I can be long winded. Those that love me usually meander along with me with an occasional plea and a hand thrust upwards, asking me to stop. Others can only take me in small doses. Both of these groups are fine with me. I have no emotions connected to those who have opinions about who I am. Or better said: I have no emotions connected to what others may like or dislike. I don't take it personally.

I think a lot. Some say too much and too often. I think they should think how they like to think and leave me alone to my thinking. I am forever looking at things from all angles trying to imagine and understand all sides. Some attribute this to an astrological sign, others have no opinion at all on the subject. Still others have not thought a thing in ages and if asked will say: I never thought about that.

My own life has taught me that I am not comfortable when being told what to do in the form of a lecture. I have also learned that what I can't seem to hear or understand on Monday is often understood by me on another day, say a Friday, or even the following year.

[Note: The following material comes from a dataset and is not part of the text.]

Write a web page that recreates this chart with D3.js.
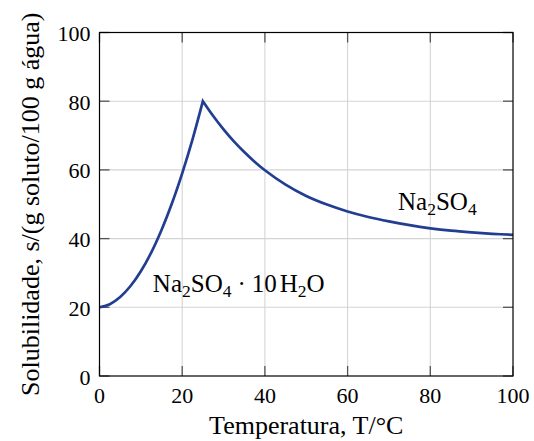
<!DOCTYPE html>
<html>
<head>
<meta charset="utf-8">
<script src="https://cdn.jsdelivr.net/npm/d3@7"></script>
<style>
  body { margin: 0; background: #fff; }
  svg { display: block; font-family: "Liberation Serif", serif; }
</style>
</head>
<body>
<div id="chart"></div>
<script>
// valeurs
const risingT = [0, 2.5, 5, 7.5, 10, 12.5, 15, 17.5, 20, 22.5, 25];
const risingS = [20, 20.9, 23.0, 26.2, 30.5, 35.9, 42.5, 50.2, 59.0, 68.9, 80];
const fallingT = [25, 27.5, 30, 32.5, 35, 37.5, 40, 45, 50, 55, 60, 65, 70, 75, 80, 85, 90, 95, 100];
const fallingS = [80, 75.7, 71.8, 68.3, 65.2, 62.4, 59.9, 55.7, 52.4, 49.9, 47.9, 46.3, 45.0, 43.9, 43.0, 42.3, 41.8, 41.4, 41.1];
const xTicks = [0, 20, 40, 60, 80, 100];
const yTicks = [0, 20, 40, 60, 80, 100];

const width = 534, height = 441;
const margin = { top: 32.5, right: 21, bottom: 65, left: 99.5 };

const svg = d3.select("#chart").append("svg")
  .attr("width", width)
  .attr("height", height)
  .attr("viewBox", `0 0 ${width} ${height}`);

const x = d3.scaleLinear().domain([0, 100]).range([margin.left, width - margin.right]);
const y = d3.scaleLinear().domain([0, 100]).range([height - margin.bottom, margin.top]);

const x0 = x(0), x1 = x(100), y0 = y(0), y1 = y(100);
const tickLen = 10;

// grille
const grid = svg.append("g").attr("stroke", "#d4d4d4").attr("stroke-width", 1.1);
grid.selectAll(".gx").data(xTicks.slice(1, -1)).enter().append("line")
  .attr("x1", d => x(d)).attr("x2", d => x(d)).attr("y1", y0).attr("y2", y1);
grid.selectAll(".gy").data(yTicks.slice(1, -1)).enter().append("line")
  .attr("y1", d => y(d)).attr("y2", d => y(d)).attr("x1", x0).attr("x2", x1);

// graduations vers l'intérieur, sur les quatre côtés
const ticks = svg.append("g").attr("stroke", "#555").attr("stroke-width", 1.3);
xTicks.forEach(d => {
  ticks.append("line").attr("x1", x(d)).attr("x2", x(d)).attr("y1", y0).attr("y2", y0 - tickLen);
  ticks.append("line").attr("x1", x(d)).attr("x2", x(d)).attr("y1", y1).attr("y2", y1 + tickLen);
});
yTicks.forEach(d => {
  ticks.append("line").attr("y1", y(d)).attr("y2", y(d)).attr("x1", x0).attr("x2", x0 + tickLen);
  ticks.append("line").attr("y1", y(d)).attr("y2", y(d)).attr("x1", x1).attr("x2", x1 - tickLen);
});

// courbe
const line = d3.line().x(d => x(d[0])).y(d => y(d[1])).curve(d3.curveCatmullRom.alpha(0.5));
const rising = risingT.map((t, i) => [t, risingS[i]]);
const falling = fallingT.map((t, i) => [t, fallingS[i]]);
const pathD = line(rising) + line(falling).replace(/^M[^CL]*/, "");

svg.append("path")
  .attr("d", pathD)
  .attr("fill", "none")
  .attr("stroke", "#213e91")
  .attr("stroke-width", 2.7)
  .attr("stroke-linejoin", "miter");

// cadre
svg.append("rect")
  .attr("x", x0).attr("y", y1)
  .attr("width", x1 - x0).attr("height", y0 - y1)
  .attr("fill", "none").attr("stroke", "#000").attr("stroke-width", 1.2);

// étiquettes des graduations
svg.append("g").selectAll("text").data(xTicks).enter().append("text")
  .attr("x", d => x(d)).attr("y", y0 + 27)
  .attr("text-anchor", "middle")
  .attr("font-size", 22)
  .text(d => d);

svg.append("g").selectAll("text").data(yTicks).enter().append("text")
  .attr("x", x0 - 9).attr("y", d => y(d) + 8.5)
  .attr("text-anchor", "end")
  .attr("font-size", 22)
  .text(d => d);

// titres des axes
svg.append("text")
  .attr("x", (x0 + x1) / 2).attr("y", 434)
  .attr("text-anchor", "middle")
  .attr("font-size", 26)
  .text("Temperatura, T/°C");

svg.append("text")
  .attr("transform", `translate(39, ${(y0 + y1) / 2}) rotate(-90)`)
  .attr("text-anchor", "middle")
  .attr("font-size", 26)
  .text("Solubilidade, s/(g soluto/100 g água)");

// formules chimiques avec indices
function formula(parts, tx, ty) {
  const t = svg.append("text")
    .attr("x", x(tx)).attr("y", y(ty))
    .attr("font-size", 25);
  parts.forEach(p => {
    const s = t.append("tspan").text(p.text);
    if (p.sub) s.attr("font-size", 17.5).attr("dy", 5);
    if (p.after) s.attr("dy", -5);
    if (p.dx) s.attr("dx", p.dx);
  });
}

formula([
  { text: "Na" }, { text: "2", sub: true }, { text: "SO", after: true },
  { text: "4", sub: true }, { text: "\u00b7", after: true, dx: 6 },
  { text: "10", dx: 6 }, { text: "H", dx: 3 }, { text: "2", sub: true },
  { text: "O", after: true }
], 12.9, 24.5);

formula([
  { text: "Na" }, { text: "2", sub: true }, { text: "SO", after: true },
  { text: "4", sub: true }
], 72.2, 48.3);
</script>
</body>
</html>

I write in solitude, as many writers claim to do, and I never, ever imagine who the end reader might be or what they might gain. I am simply a writer because someone reads what I write. maybe one, maybe thousands. I do not know. I write to clarify ideas and issues within my own head. I write to place on paper stuff I no longer want in my head. I write to amuse myself. I write believing that what I write is useful somehow to others. Useful on a Monday or perhaps next year.

I write because I feel compelled to do so as sometimes my tongue fails me. I write because the physical activity of writing: sitting down, making the chair just right, clearing a space around my keyboard, adjusting the monitor always feels like a fresh start to me. It's a time before writing when I prepare myself for cerebral flow. People who do not write will see me watching TV or shopping at the grocery and imagine that I am not writing. I am always writing even on aisle two next to celery. Most of writing takes place elsewhere, far from a pencil or pen. while I am away from a seated writing position I am thinking about what to write. I am piecing together the connections to be made that will eventually become an essay or story. I am a storyteller. Not in a novelistic kind of way but in the meandering kind of way.

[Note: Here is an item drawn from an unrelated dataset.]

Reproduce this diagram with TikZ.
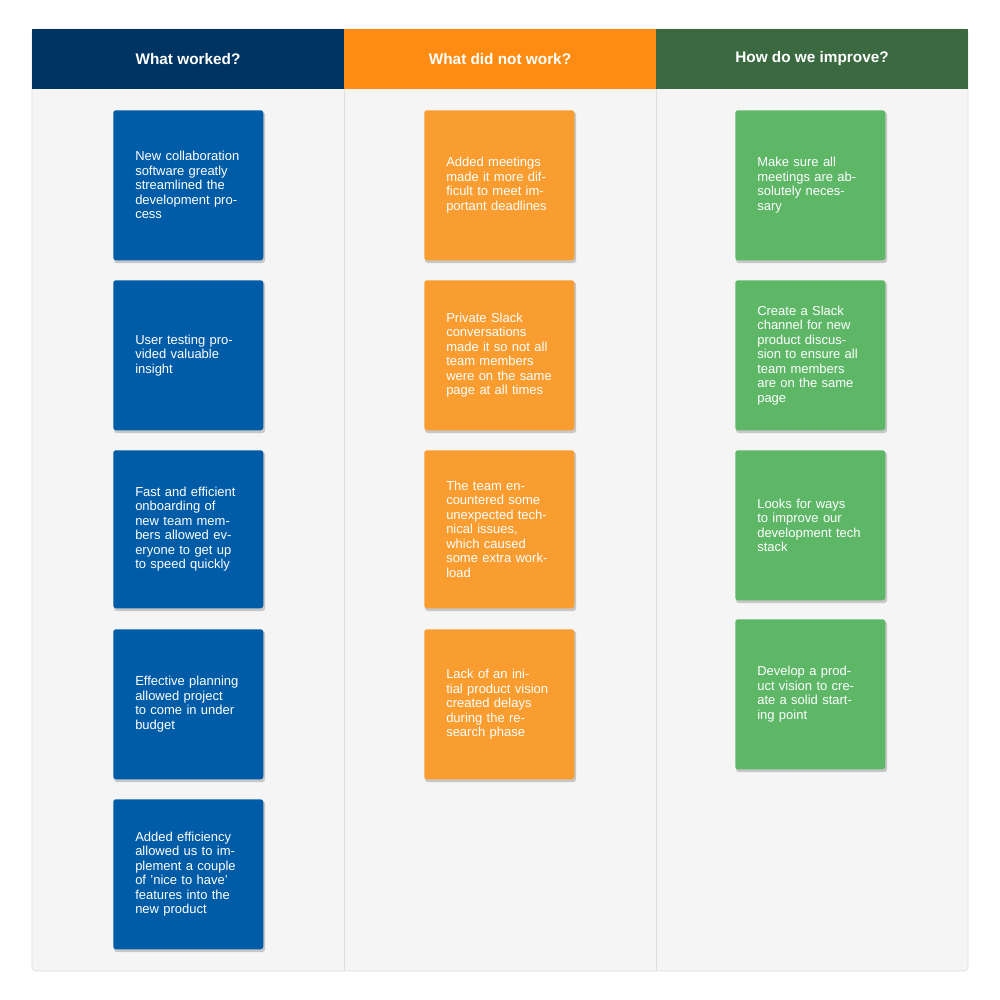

Sometimes when I am on aisle three someone may ask me out for lunch and I will decline saying: No. I am writing now, and I will go home and watch TV. If they knew of my whereabouts they might become suspicious and call me a liar, but I am writing. Inspiration to write comes from TV and the sound the toilet makes when it is flushed. Nothing I am involved with goes unobserved. Writers observe. We observe like a reflex. All the reality we see and hear gets put through a filter, interpreted and comes out the absolute truth as a lie. Writers take the truth and make it absurd. They quote others verbatim and make it their own. We writers are thieves.

Sometimes we writers are ghastly. We may say something to you just for a natural reaction, that we can take home and add to what we write.

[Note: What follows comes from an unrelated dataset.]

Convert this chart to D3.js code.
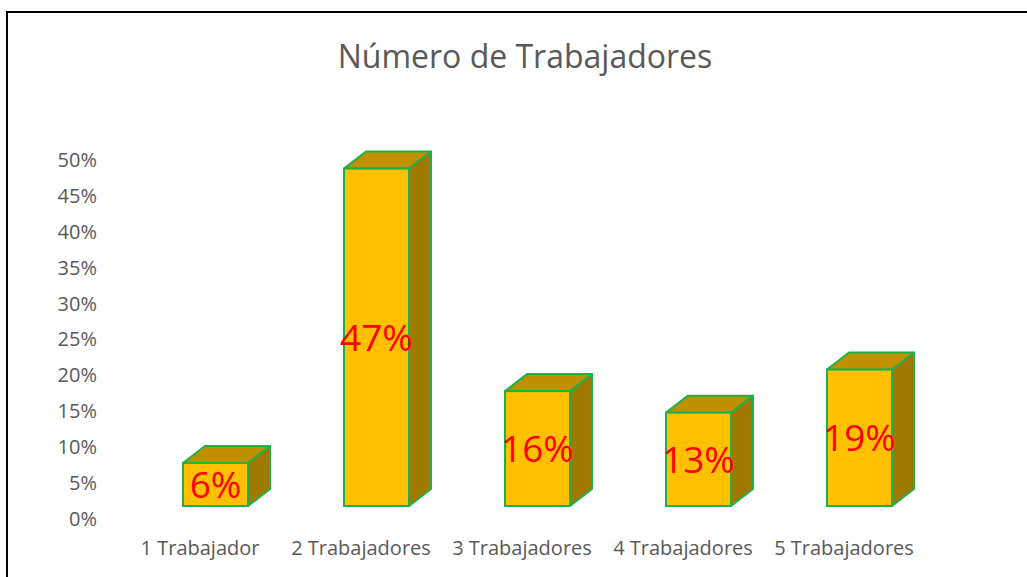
<!DOCTYPE html>
<html>
<head>
<meta charset="utf-8">
<script src="https://cdn.jsdelivr.net/npm/d3@7"></script>
<style>
  body { margin: 0; background: #fff; }
  text { font-family: "Open Sans", "Noto Sans", sans-serif; }
</style>
</head>
<body>
<div id="graph"></div>
<script>
const categories = ["1 Trabajador", "2 Trabajadores", "3 Trabajadores", "4 Trabajadores", "5 Trabajadores"];
const values = [0.06, 0.47, 0.16, 0.13, 0.19];
const tickValues = [0, 0.05, 0.10, 0.15, 0.20, 0.25, 0.30, 0.35, 0.40, 0.45, 0.50];

const width = 1027,
    height = 577,
    barW = 65,   // front face width
    depthX = 22, // 3d depth offset
    depthY = 17,
    floorLift = 13; // front of the floor sits a little above the axis zero

const svg = d3.select("#graph")
    .append("svg")
    .attr("width", width)
    .attr("height", height);

// chart frame (only left and top edges are visible)
svg.append("rect")
    .attr("x", 7).attr("y", 12)
    .attr("width", 1100).attr("height", 700)
    .attr("fill", "none")
    .attr("stroke", "#000")
    .attr("stroke-width", 2);

svg.append("text")
    .attr("x", 525).attr("y", 68)
    .attr("text-anchor", "middle")
    .attr("font-size", 32)
    .attr("fill", "#595959")
    .text("Número de Trabajadores");

const x = d3.scaleBand()
    .domain(categories)
    .range([119.5, 924.5])
    .padding(0);

const y = d3.scaleLinear()
    .domain([0, 0.5])
    .range([519, 160]);

const yAxis = d3.axisLeft(y)
    .tickValues(tickValues)
    .tickSize(0)
    .tickPadding(0)
    .tickFormat(d3.format(".0%"));

const gy = svg.append("g")
    .attr("transform", "translate(97,0)")
    .call(yAxis);
gy.select(".domain").remove();
gy.selectAll("text")
    .attr("font-size", 20)
    .attr("fill", "#595959")
    .attr("font-family", "'Open Sans', sans-serif");

const xAxis = d3.axisBottom(x).tickSize(0).tickPadding(0);
const gx = svg.append("g")
    .attr("transform", "translate(0,541)")
    .call(xAxis);
gx.select(".domain").remove();
gx.selectAll("text")
    .attr("font-size", 20)
    .attr("fill", "#595959")
    .attr("font-family", "'Open Sans', sans-serif");

const data = categories.map((c, i) => ({ cat: c, v: values[i] }));
const base = y(0) - floorLift;
const frontX = d => x(d.cat) + x.bandwidth() / 2 - 17;
const topY = d => base - (y(0) - y(d.v));

const bars = svg.selectAll("g.bar")
    .data(data)
    .enter()
    .append("g")
    .attr("class", "bar");

// side face
bars.append("path")
    .attr("d", d => {
        const x1 = frontX(d) + barW, t = topY(d);
        return `M${x1},${t}L${x1 + depthX},${t - depthY}L${x1 + depthX},${base - depthY}L${x1},${base}Z`;
    })
    .attr("fill", "#A07A00")
    .attr("stroke", "#1FB04C")
    .attr("stroke-width", 2)
    .attr("stroke-linejoin", "round");

// top face
bars.append("path")
    .attr("d", d => {
        const x0 = frontX(d), t = topY(d);
        return `M${x0},${t}L${x0 + depthX},${t - depthY}L${x0 + barW + depthX},${t - depthY}L${x0 + barW},${t}Z`;
    })
    .attr("fill", "#BF9000")
    .attr("stroke", "#1FB04C")
    .attr("stroke-width", 2)
    .attr("stroke-linejoin", "round");

// front face
bars.append("rect")
    .attr("x", frontX)
    .attr("y", topY)
    .attr("width", barW)
    .attr("height", d => base - topY(d))
    .attr("fill", "#FFC000")
    .attr("stroke", "#1FB04C")
    .attr("stroke-width", 2);

// data labels
bars.append("text")
    .attr("x", d => frontX(d) + barW / 2)
    .attr("y", d => (topY(d) + base) / 2)
    .attr("dy", "0.36em")
    .attr("text-anchor", "middle")
    .attr("font-size", 37)
    .attr("fill", "#FF0000")
    .text(d => d3.format(".0%")(d.v));
</script>
</body>
</html>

I once received a comment from a reader telling me my writing was shite. She had stayed at my home as a guest and we hadn't parted with kisses. She declared: You don't even have followers! When I looked at her blog I saw she followed  6 million, two hundred and fifty-thousand, five hundred and three, other people. I don't have followers because I write for myself and I don't want to get caught up in the distraction of watching a number grow and being miserable if it doesn't. I feel secure about my writing and have never found the need for a groupie. What I write about is personal and intimate to my heart. If someone finds it helpful then I am sure they will read it quietly and contemplate it with their own hears. Or they won't.

I write because I get better at writing the more I write, and that makes me happy. When I am finished writing a piece I feel complete and feel free to go lay down in bed. And yes there is a dab of wanting something left behind of me after I go. A remnant of Moira, once long ago.